问题描述:
在使用middleware进的时候,计划是在scrapy发送请求的时候对其进行拦截,然后自己使用HtmlResponse伪造一个response响应进行返回,传给scrapy调度器。但是,在使用HtmlResponse实例化对象的是时候报错,如下:
Traceback (most recent call last):
File "e:\anaconda3\lib\site-packages\twisted\internet\defer.py", line 1418, in _inlineCallbacks
result = g.send(result)
File "e:\anaconda3\lib\site-packages\scrapy\core\downloader\middleware.py", line 37, in process_request
response = yield method(request=request, spider=spider)

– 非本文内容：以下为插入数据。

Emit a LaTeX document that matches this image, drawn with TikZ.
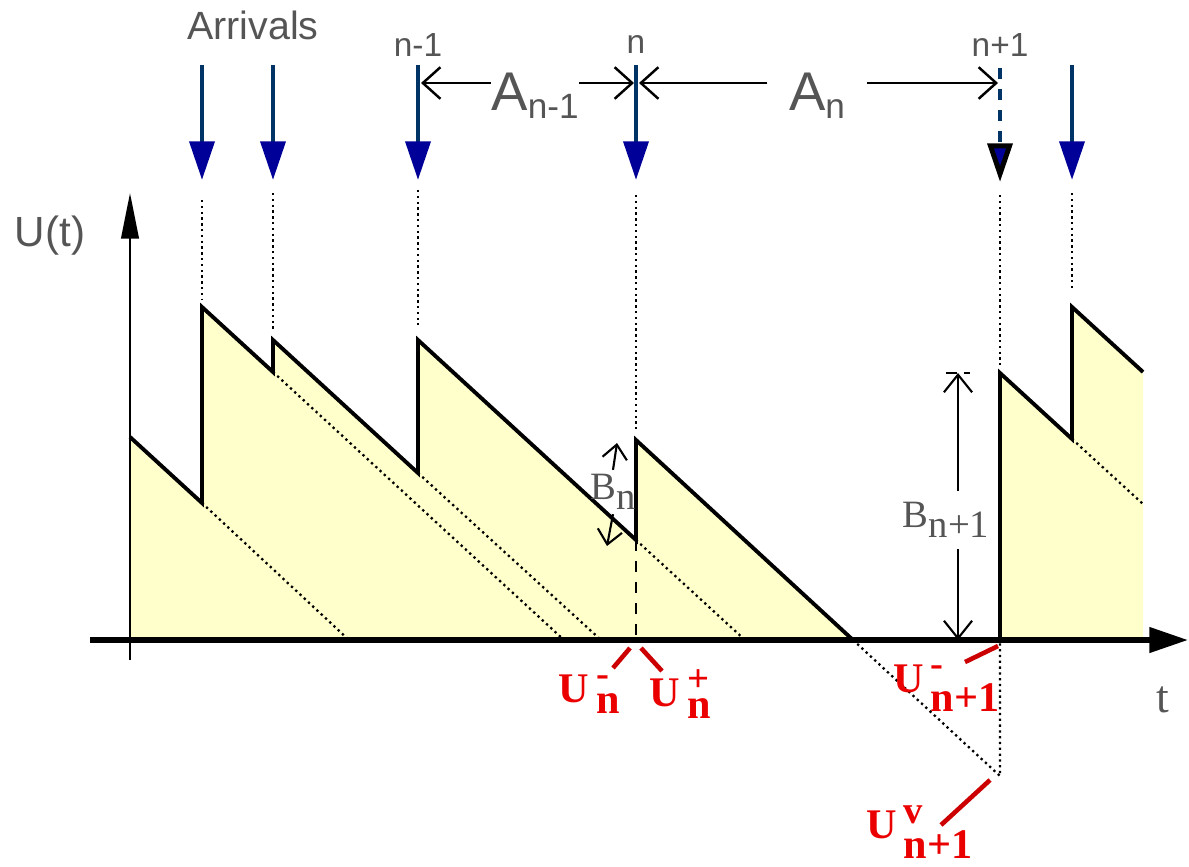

File "E:\Scrapy\Jianshu\Jianshu\middlewares.py", line 128, in process_request
response = HtmlResponse(url=self.browser.current_url, body=url_src, request=request)
File "e:\anaconda3\lib\site-packages\scrapy\http\response\text.py", line 31, in __init__
super(TextResponse, self).__init__(*args, **kwargs)
File "e:\anaconda3\lib\site-packages\scrapy\http\response\__init__.py", line 22, in __init__
self._set_body(body)
File "e:\anaconda3\lib\site-packages\scrapy\http\response\text.py", line 47, in _set_body
type(self).__name__)
TypeError: Cannot convert unicode body - HtmlResponse has no encoding
代码如下:
class JianshuSeleniumDownloaderMiddleware(object):
def __init__(self):
self.browser = webdriver.Chrome('E:\Scrapy\chromedriver.exe')
def process_request(self, request, spider):
self.browser.get(request.url)
try:
while True:
show_more = self.browser.find_element_by_class_name("show-more")
time.sleep(1)
if show_more:
show_more.click()
else:
break
except:
pass
url_src = self.browser.page_source
print(url_src)
response = HtmlResponse(url=self.browser.current_url, body=url_src, request=request)
return response
问题分析:
HtmlResponse 没有encoding
报错的错误信息可以找到源代码,所以我找到源代码进行捋逻辑,源代码如下:
def _set_body(self, body):
self._body = b'' # used by encoding detection
if isinstance(body, six.text_type):
if self._encoding is None:
raise TypeError('Cannot convert unicode body - %s has no encoding' %
type(self).__name__)
self._body = body.encode(self._encoding)
else:
super(TextResponse, self)._set_body(body)
错误信息: Cannot convert unicode body - HtmlResponse has no encoding
所以如下代码中,self._encoding为空
if self._encoding is None:
所以在使用HtmlResponse创建对象的时候将enciding写入
修改后代码如下:
response = HtmlResponse(url=self.browser.current_url, body=url_src, request=request, encoding="utf-8")
运行,不再报错